I commented on his post and said that this really made me ponder. I also mentioned that I had recently learned about proofreading techniques in my EDM310 class and as individuals you really have to learn what works best for you. I spoke about how I had recently starting blogging and I truly enjoy it. Blogging is a technique I am going to use in my future classroom and I will be sure to teach many different proofreading methods as well. Overall, I found his blog to be very interesting and we all have similar questions like Mr. Peterson had.
In Doug Peterson's post Classroom Management Challenge he talks about how to quiet down a class. He mentions an article called "15 Creative & Respectful Ways to Quiet a Class" that provides a list of different techniques that deal more towards the elementary age group.
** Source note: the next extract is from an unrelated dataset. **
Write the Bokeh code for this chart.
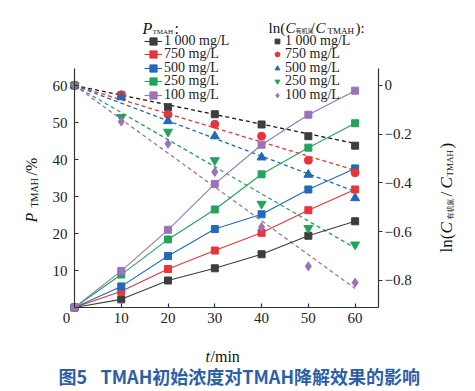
import math
from bokeh.plotting import figure
from bokeh.models import (Range1d, LinearAxis, FixedTicker, CustomJSTickFormatter,
                          Label, Legend, LegendItem)
from bokeh.embed import file_html
from bokeh.resources import INLINE

# ---------------- data ----------------
t = [0, 10, 20, 30, 40, 50, 60]
conc_labels = ["1 000 mg/L", "750 mg/L", "500 mg/L", "250 mg/L", "100 mg/L"]

p_1000 = [0, 2.2, 7.3, 10.6, 14.4, 19.4, 23.3]
p_750 = [0, 4.4, 10.4, 15.4, 20.2, 26.3, 31.9]
p_500 = [0, 5.7, 13.9, 21.2, 25.2, 31.9, 37.6]
p_250 = [0, 8.9, 18.4, 26.5, 36.0, 43.2, 49.8]
p_100 = [0, 9.9, 21.0, 33.4, 44.0, 52.1, 58.6]

ln_1000 = [0, -0.041, -0.089, -0.118, -0.160, -0.208, -0.247]
ln_750 = [0, -0.038, -0.119, -0.159, -0.208, -0.307, -0.358]
ln_500 = [0, -0.048, -0.146, -0.208, -0.295, -0.366, -0.462]
ln_250 = [0, -0.130, -0.190, -0.307, -0.486, -0.585, -0.653]
ln_100 = [0, -0.148, -0.239, -0.355, -0.581, -0.742, -0.809]

fit_t = [0, 60]
fit_1000 = [0, -0.238]
fit_750 = [0, -0.348]
fit_500 = [0, -0.435]
fit_250 = [0, -0.667]
fit_100 = [0, -0.833]

left_ticks = [10, 20, 30, 40, 50, 60]
right_ticks = [0, -0.2, -0.4, -0.6, -0.8]
x_ticks = [10, 20, 30, 40, 50, 60]

P_series = [p_1000, p_750, p_500, p_250, p_100]
ln_series = [ln_1000, ln_750, ln_500, ln_250, ln_100]
fit_series = [fit_1000, fit_750, fit_500, fit_250, fit_100]

colors = ["#3d3d3d", "#e8343a", "#1e6bb8", "#22a45c", "#9a73b8"]
dash_colors = ["#1a1a1a", "#e8343a", "#1e6bb8", "#22a45c", "#9a73b8"]
ln_markers = ["square", "circle", "triangle", "inverted_triangle", "diamond"]
ln_sizes = [7, 8, 9, 9, 9]

SERIF = "Liberation Serif"

# ---------------- geometry (image px of the data box) ----------------
OFF = 0                  # page offset of the canvas
W, H = 475, 391
BX0, BX1 = 74, 378       # image x of t=0 and of right axis
BY0, BY1 = 307, 68       # image y of bottom axis and top of axes
X0, X1 = 0, 65
Y0, Y1 = 0, 64.6
R0, R1 = -0.911, 0.0697

sx = (X1 - X0) / (BX1 - BX0)
sy = (Y1 - Y0) / (BY0 - BY1)
sr = (R1 - R0) / (BY0 - BY1)

def ix(px):
    return X0 + (px - BX0) * sx

def iy(py):
    return Y0 + (BY0 - py) * sy

def ir(py):
    return R0 + (BY0 - py) * sr

p = figure(width=W, height=H,
           x_range=Range1d(ix(OFF), ix(OFF + W)), y_range=Range1d(iy(OFF + H), iy(OFF)),
           min_border=0, min_border_left=0, min_border_right=0,
           min_border_top=0, min_border_bottom=0,
           output_backend="svg", toolbar_location=None)
p.extra_y_ranges = {"ln": Range1d(ir(OFF + H), ir(OFF))}
p.outline_line_color = None
p.grid.visible = False
p.background_fill_color = "white"
p.border_fill_color = "white"

def style_axis(ax):
    ax.axis_line_color = "#333333"
    ax.axis_line_width = 1.2
    ax.major_tick_line_color = "#333333"
    ax.major_tick_line_width = 1.2
    ax.minor_tick_line_color = None
    ax.major_label_text_font = SERIF
    ax.major_label_text_font_size = "15px"
    ax.major_label_text_color = "#222222"

xax = p.xaxis[0]
yax = p.yaxis[0]
xax.ticker = FixedTicker(ticks=x_ticks)
yax.ticker = FixedTicker(ticks=left_ticks)
xax.fixed_location = Y0
yax.fixed_location = X0
xax.bounds = (X0, X1)
yax.bounds = (Y0, Y1)
for ax in (xax, yax):
    style_axis(ax)
    ax.major_tick_in = 4
    ax.major_tick_out = 0
xax.major_label_standoff = 5
yax.major_label_standoff = 7

rax = LinearAxis(y_range_name="ln", ticker=FixedTicker(ticks=right_ticks),
                 fixed_location=X1, bounds=(R0, R1),
                 formatter=CustomJSTickFormatter(code="""
                    if (Math.abs(tick) < 1e-9) { return "0"; }
                    return (tick < 0 ? "\u2212" : "") + Math.abs(tick).toFixed(1);
                 """))
style_axis(rax)
rax.major_tick_in = 0
rax.major_tick_out = 4
rax.major_label_standoff = 2
p.add_layout(rax, "right")

# ---------------- glyphs ----------------
left_items = []
right_items = []
for i in range(5):
    p.line(fit_t, fit_series[i], y_range_name="ln", line_color=dash_colors[i],
           line_width=1.3, line_dash="4 3")
for i in range(5):
    lr = p.line(t, P_series[i], line_color=colors[i], line_width=1.1)
    srr = p.scatter(t, P_series[i], marker="square", size=7, fill_color=colors[i],
                    line_color=colors[i])
    left_items.append(LegendItem(label=conc_labels[i], renderers=[lr, srr]))
for i in range(5):
    mr = p.scatter(t, ln_series[i], y_range_name="ln", marker=ln_markers[i],
                   size=ln_sizes[i], fill_color=colors[i], line_color=colors[i])
    right_items.append(LegendItem(label=conc_labels[i], renderers=[mr]))

ROW_H = 18
def one_legend(item, left_px, center_py, gw):
    lg = Legend(items=[item],
                location=(left_px - OFF, (OFF + H) - (center_py + ROW_H / 2)),
                label_text_font=SERIF, label_text_font_size="14px",
                label_text_color="#222222",
                label_height=ROW_H, glyph_height=ROW_H, glyph_width=gw,
                label_standoff=2, spacing=0, padding=0, margin=0,
                border_line_color=None, background_fill_alpha=0)
    p.add_layout(lg, "center")

for i in range(5):
    cy = 40.5 + 13.6 * i
    one_legend(left_items[i], 144, cy, 18)
    one_legend(right_items[i], 271, cy, 12)

# ---------------- text ----------------
def lab(text, px, py, size, style="normal", font=SERIF, angle=0.0,
        align="left", baseline="alphabetic", color="#111111"):
    p.add_layout(Label(x=ix(px), y=iy(py), text=text, text_font=font,
                       text_font_size=f"{size}px", text_font_style=style,
                       angle=angle, text_align=align, text_baseline=baseline,
                       text_color=color))

# corner zero
lab("0", 66, 317, 15, align="center", baseline="middle", color="#222222")

# left axis label (rotated)
A = math.pi / 2
lab("P", 31, 222, 16, style="italic", angle=A)
lab("TMAH", 34, 207, 10, angle=A)
lab("/%", 31, 175, 16, angle=A)

# right axis label (rotated)
lab("ln(", 446, 252, 17, angle=A)
lab("C", 446, 233, 17, style="italic", angle=A)
lab("有机氮", 449, 219, 7, font="Noto Sans CJK SC", angle=A)
lab("/", 446, 196, 17, angle=A)
lab("C", 446, 188, 17, style="italic", angle=A)
lab("TMAH", 449, 176, 9, angle=A)
lab(")", 446, 148, 17, angle=A)

# x axis label
lab("t", 205, 356, 16, style="italic")
lab("/min", 210, 356, 16)

# legend titles
lab("P", 142, 28, 16, style="italic")
lab("TMAH", 152, 31, 7)
lab(":", 174, 28, 16)

lab("ln(", 268, 27, 15)
lab("C", 285, 27, 15, style="italic")
lab("有机氮", 295, 30, 6, font="Noto Sans CJK SC")
lab("/", 310, 27, 15)
lab("C", 315, 27, 15, style="italic")
lab("TMAH", 327, 30, 9)
lab("):", 355, 27, 15)

# caption
lab("图5", 58, 375, 18, style="bold", font="Noto Sans CJK SC", baseline="middle",
    color="#2d5fa8")
lab("TMAH初始浓度对TMAH降解效果的影响", 100, 375, 18, style="bold",
    font="Noto Sans CJK SC", baseline="middle", color="#2d5fa8")

open("out.html", "w").write(file_html(p, INLINE))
His Twitter friend Linda Aragoni steps in and asks what techniques could be aimed towards the older age groups. Mr. Peterson discusses how he gives his kids the ownership of the society curriculum requirement and this tends to keep them focused on all the work they have to do. He also stated that just because a class is noisy does not necessarily indicate that it is "bad noise." He said that sometimes there is nothing better than students working in groups and discussing topics. These are noises that should not be affiliated with the disruptive one's.
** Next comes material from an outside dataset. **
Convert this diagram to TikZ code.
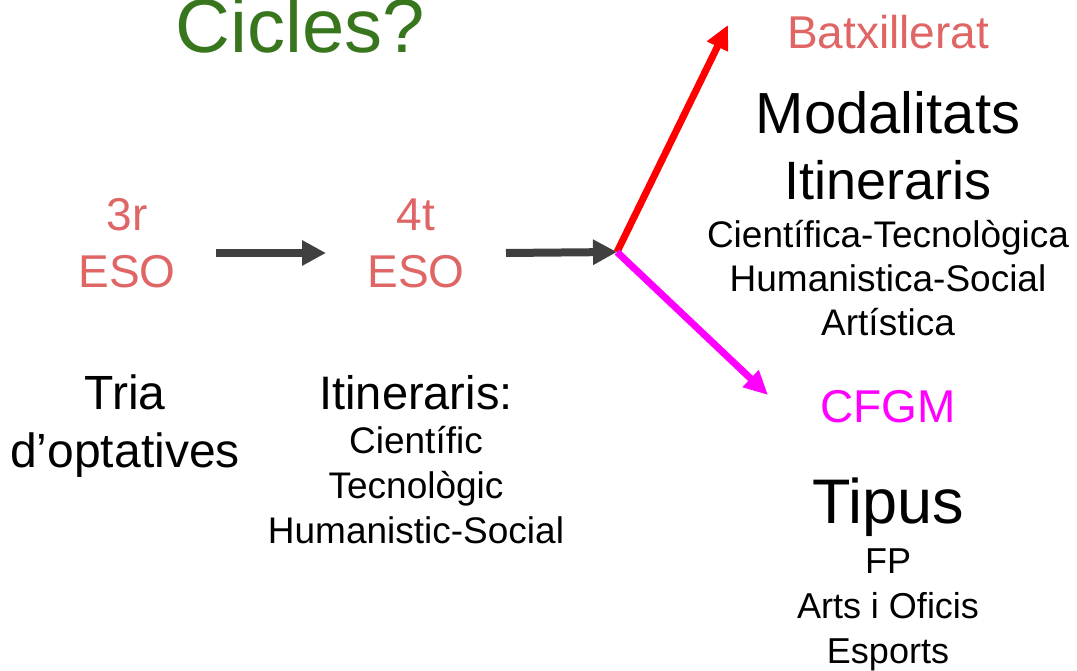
\documentclass[tikz,border=0pt]{standalone}
\usepackage{fontspec}
\setmainfont{Liberation Sans}
\usepackage{tikz}
\usetikzlibrary{arrows.meta}
\definecolor{titlegreen}{HTML}{38761D}
\definecolor{salmon}{HTML}{E06666}
\definecolor{darkgray}{HTML}{404040}
\definecolor{pinkline}{HTML}{FF00FF}
\tikzset{
    txt/.style={anchor=base, inner sep=0pt, align=center},
    stage/.style={txt, text=salmon, font=\fontsize{46}{58}\selectfont},
    big/.style={txt, font=\fontsize{#1}{#1}\selectfont},
    small/.style={txt, font=\fontsize{37}{45}\selectfont},
    grayarrow/.style={darkgray, line width=8pt, -{Triangle[length=24pt,width=24pt]}},
    fork/.style={line width=7pt, -{Triangle[length=24pt,width=22pt]}}}

\begin{document}
\begin{tikzpicture}[x=1pt, y=-1pt]

            \useasboundingbox (0,0) rectangle (1077,671);

            % multi-line nodes sit on the baseline of their last line
            \node[big=76, text=titlegreen] (T) at (300,53) {Cicles?};

            \node[stage] (A) at (127,288) {3r\\ESO};
            \node[stage] (B) at (416,288) {4t\\ESO};
            \node[big=48, font=\fontsize{48}{58}\selectfont] (A2) at (125,467) {Tria\\d’optatives};
            \node[big=47] (B2) at (416,409) {Itineraris:};
            \node[small] (B3) at (416,543) {Científic\\Tecnològic\\Humanistic-Social};

            \node[stage] (D) at (888,49) {Batxillerat};
            \node[big=58] (D1) at (888,134) {Modalitats};
            \node[big=54] (D2) at (888,200) {Itineraris};
            \node[small, font=\fontsize{37}{44}\selectfont] (D3) at (888,335) {Científica-Tecnològica\\Humanistica-Social\\Artística};

            \node[stage, text=pinkline] (E) at (888,422) {CFGM};
            \node[big=63] (E1) at (888,523) {Tipus};
            \node[small, font=\fontsize{36}{45}\selectfont] (E2) at (888,663) {FP\\Arts i Oficis\\Esports};

            \coordinate (a1) at (216,253);
            \coordinate (b1) at (326,253);
            \coordinate (a2) at (506,253);
            \coordinate (C) at (617,252);
            \coordinate (d) at (728,25);
            \coordinate (e) at (768,395);

            \draw[grayarrow] (a1) -- (b1);
            \draw[grayarrow] (a2) -- (C);
            \draw[fork, red] (C) -- (d);
            \draw[fork, pinkline] (C) -- (e);

        \end{tikzpicture}
\end{document}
I commented on his blog saying that this was a great topic to write about because it is a popular issue that many teachers deal with on a regular basis. I stated that I agreed with his Twitter friend Ms. Aragoni when she said most of the techniques mentioned in the article were aimed towards the young age group instead of older. However, it seemed that Mr. Peterson handled his older age group quite well from reading his blog post. I also agreed with how he stated that not all noises are considered "Bad Noises." Students are supposed to debate and work together among groups, which means at times your classroom will be filled with noise. His blog was very interesting and I thoroughly enjoyed reading it.